### Available data
^^^^
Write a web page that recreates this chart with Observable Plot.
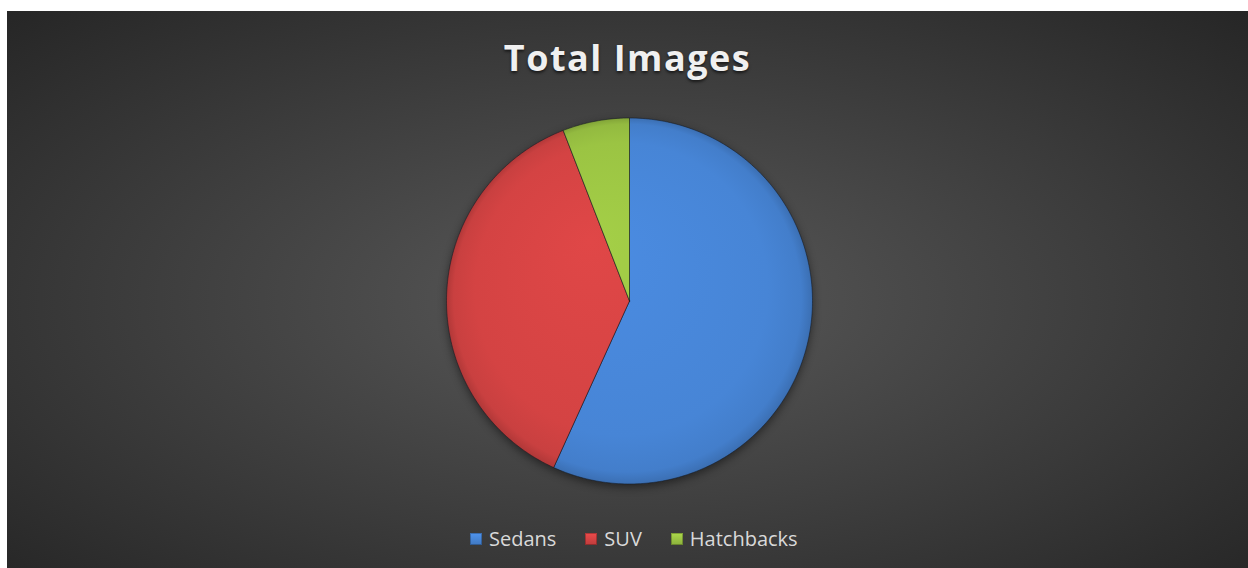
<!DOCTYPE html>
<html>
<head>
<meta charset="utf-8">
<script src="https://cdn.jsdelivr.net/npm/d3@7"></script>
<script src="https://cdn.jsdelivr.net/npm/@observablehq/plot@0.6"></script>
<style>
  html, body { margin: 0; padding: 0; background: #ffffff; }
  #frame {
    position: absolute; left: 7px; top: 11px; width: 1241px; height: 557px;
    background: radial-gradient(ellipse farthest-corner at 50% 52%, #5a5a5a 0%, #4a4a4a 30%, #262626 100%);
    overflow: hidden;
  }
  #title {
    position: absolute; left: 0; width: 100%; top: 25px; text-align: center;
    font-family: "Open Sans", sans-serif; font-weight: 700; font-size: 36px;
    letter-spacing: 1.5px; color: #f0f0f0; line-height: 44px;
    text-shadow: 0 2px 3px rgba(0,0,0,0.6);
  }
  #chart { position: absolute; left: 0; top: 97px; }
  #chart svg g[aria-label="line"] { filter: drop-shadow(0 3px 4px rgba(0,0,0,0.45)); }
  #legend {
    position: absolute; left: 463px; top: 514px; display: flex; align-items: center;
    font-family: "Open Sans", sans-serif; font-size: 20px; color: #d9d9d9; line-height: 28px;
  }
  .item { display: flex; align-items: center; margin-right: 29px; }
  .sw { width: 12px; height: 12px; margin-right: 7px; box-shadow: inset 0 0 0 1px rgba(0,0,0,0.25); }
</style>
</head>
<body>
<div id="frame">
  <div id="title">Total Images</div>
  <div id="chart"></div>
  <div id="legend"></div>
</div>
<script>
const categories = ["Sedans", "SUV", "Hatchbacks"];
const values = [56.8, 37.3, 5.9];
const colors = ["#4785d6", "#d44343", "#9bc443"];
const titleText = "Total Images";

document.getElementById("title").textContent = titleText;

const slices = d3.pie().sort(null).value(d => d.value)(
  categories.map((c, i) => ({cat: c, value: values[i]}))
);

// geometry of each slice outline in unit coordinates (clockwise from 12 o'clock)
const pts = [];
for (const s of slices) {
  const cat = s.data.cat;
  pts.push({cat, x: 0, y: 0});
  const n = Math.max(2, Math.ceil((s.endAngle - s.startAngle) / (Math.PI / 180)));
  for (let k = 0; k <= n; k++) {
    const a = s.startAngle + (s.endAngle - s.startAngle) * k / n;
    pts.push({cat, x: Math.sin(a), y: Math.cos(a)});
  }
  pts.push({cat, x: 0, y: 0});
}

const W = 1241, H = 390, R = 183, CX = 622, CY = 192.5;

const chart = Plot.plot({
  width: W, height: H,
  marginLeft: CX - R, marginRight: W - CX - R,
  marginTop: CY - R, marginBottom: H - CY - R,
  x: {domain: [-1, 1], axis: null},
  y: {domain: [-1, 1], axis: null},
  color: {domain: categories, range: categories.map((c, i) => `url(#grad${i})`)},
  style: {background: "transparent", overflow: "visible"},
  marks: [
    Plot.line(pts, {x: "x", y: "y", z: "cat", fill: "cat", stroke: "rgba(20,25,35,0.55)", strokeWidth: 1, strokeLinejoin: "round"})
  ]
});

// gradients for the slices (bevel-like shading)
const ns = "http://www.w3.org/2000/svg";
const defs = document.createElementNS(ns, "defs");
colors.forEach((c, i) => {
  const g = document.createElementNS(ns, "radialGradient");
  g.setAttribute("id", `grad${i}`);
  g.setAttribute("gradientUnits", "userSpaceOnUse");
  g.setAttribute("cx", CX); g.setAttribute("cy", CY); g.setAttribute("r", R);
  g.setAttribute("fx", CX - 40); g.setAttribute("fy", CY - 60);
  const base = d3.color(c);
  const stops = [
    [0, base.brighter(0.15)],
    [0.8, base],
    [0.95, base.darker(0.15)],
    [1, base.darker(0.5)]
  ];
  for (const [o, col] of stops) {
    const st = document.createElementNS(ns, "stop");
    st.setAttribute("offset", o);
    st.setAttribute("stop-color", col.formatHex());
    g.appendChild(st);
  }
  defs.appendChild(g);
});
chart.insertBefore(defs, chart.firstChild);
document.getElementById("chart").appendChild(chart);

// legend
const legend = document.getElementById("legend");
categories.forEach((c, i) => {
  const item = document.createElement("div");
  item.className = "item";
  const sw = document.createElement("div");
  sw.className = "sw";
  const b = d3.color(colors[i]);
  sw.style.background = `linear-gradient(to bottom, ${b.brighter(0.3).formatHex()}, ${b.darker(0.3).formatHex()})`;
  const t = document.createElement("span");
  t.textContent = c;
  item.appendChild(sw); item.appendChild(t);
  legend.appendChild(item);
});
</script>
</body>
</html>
^^^^
### Instructions for the task
Please transcribe the material above exactly as written. Leave the pictures out.

### Task solution
Write a web page that recreates this chart with Observable Plot.
<!DOCTYPE html>
<html>
<head>
<meta charset="utf-8">
<script src="https://cdn.jsdelivr.net/npm/d3@7"></script>
<script src="https://cdn.jsdelivr.net/npm/@observablehq/plot@0.6"></script>
<style>
  html, body { margin: 0; padding: 0; background: #ffffff; }
  #frame {
    position: absolute; left: 7px; top: 11px; width: 1241px; height: 557px;
    background: radial-gradient(ellipse farthest-corner at 50% 52%, #5a5a5a 0%, #4a4a4a 30%, #262626 100%);
    overflow: hidden;
  }
  #title {
    position: absolute; left: 0; width: 100%; top: 25px; text-align: center;
    font-family: "Open Sans", sans-serif; font-weight: 700; font-size: 36px;
    letter-spacing: 1.5px; color: #f0f0f0; line-height: 44px;
    text-shadow: 0 2px 3px rgba(0,0,0,0.6);
  }
  #chart { position: absolute; left: 0; top: 97px; }
  #chart svg g[aria-label="line"] { filter: drop-shadow(0 3px 4px rgba(0,0,0,0.45)); }
  #legend {
    position: absolute; left: 463px; top: 514px; display: flex; align-items: center;
    font-family: "Open Sans", sans-serif; font-size: 20px; color: #d9d9d9; line-height: 28px;
  }
  .item { display: flex; align-items: center; margin-right: 29px; }
  .sw { width: 12px; height: 12px; margin-right: 7px; box-shadow: inset 0 0 0 1px rgba(0,0,0,0.25); }
</style>
</head>
<body>
<div id="frame">
  <div id="title">Total Images</div>
  <div id="chart"></div>
  <div id="legend"></div>
</div>
<script>
const categories = ["Sedans", "SUV", "Hatchbacks"];
const values = [56.8, 37.3, 5.9];
const colors = ["#4785d6", "#d44343", "#9bc443"];
const titleText = "Total Images";

document.getElementById("title").textContent = titleText;

const slices = d3.pie().sort(null).value(d => d.value)(
  categories.map((c, i) => ({cat: c, value: values[i]}))
);

// geometry of each slice outline in unit coordinates (clockwise from 12 o'clock)
const pts = [];
for (const s of slices) {
  const cat = s.data.cat;
  pts.push({cat, x: 0, y: 0});
  const n = Math.max(2, Math.ceil((s.endAngle - s.startAngle) / (Math.PI / 180)));
  for (let k = 0; k <= n; k++) {
    const a = s.startAngle + (s.endAngle - s.startAngle) * k / n;
    pts.push({cat, x: Math.sin(a), y: Math.cos(a)});
  }
  pts.push({cat, x: 0, y: 0});
}

const W = 1241, H = 390, R = 183, CX = 622, CY = 192.5;

const chart = Plot.plot({
  width: W, height: H,
  marginLeft: CX - R, marginRight: W - CX - R,
  marginTop: CY - R, marginBottom: H - CY - R,
  x: {domain: [-1, 1], axis: null},
  y: {domain: [-1, 1], axis: null},
  color: {domain: categories, range: categories.map((c, i) => `url(#grad${i})`)},
  style: {background: "transparent", overflow: "visible"},
  marks: [
    Plot.line(pts, {x: "x", y: "y", z: "cat", fill: "cat", stroke: "rgba(20,25,35,0.55)", strokeWidth: 1, strokeLinejoin: "round"})
  ]
});

// gradients for the slices (bevel-like shading)
const ns = "http://www.w3.org/2000/svg";
const defs = document.createElementNS(ns, "defs");
colors.forEach((c, i) => {
  const g = document.createElementNS(ns, "radialGradient");
  g.setAttribute("id", `grad${i}`);
  g.setAttribute("gradientUnits", "userSpaceOnUse");
  g.setAttribute("cx", CX); g.setAttribute("cy", CY); g.setAttribute("r", R);
  g.setAttribute("fx", CX - 40); g.setAttribute("fy", CY - 60);
  const base = d3.color(c);
  const stops = [
    [0, base.brighter(0.15)],
    [0.8, base],
    [0.95, base.darker(0.15)],
    [1, base.darker(0.5)]
  ];
  for (const [o, col] of stops) {
    const st = document.createElementNS(ns, "stop");
    st.setAttribute("offset", o);
    st.setAttribute("stop-color", col.formatHex());
    g.appendChild(st);
  }
  defs.appendChild(g);
});
chart.insertBefore(defs, chart.firstChild);
document.getElementById("chart").appendChild(chart);

// legend
const legend = document.getElementById("legend");
categories.forEach((c, i) => {
  const item = document.createElement("div");
  item.className = "item";
  const sw = document.createElement("div");
  sw.className = "sw";
  const b = d3.color(colors[i]);
  sw.style.background = `linear-gradient(to bottom, ${b.brighter(0.3).formatHex()}, ${b.darker(0.3).formatHex()})`;
  const t = document.createElement("span");
  t.textContent = c;
  item.appendChild(sw); item.appendChild(t);
  legend.appendChild(item);
});
</script>
</body>
</html>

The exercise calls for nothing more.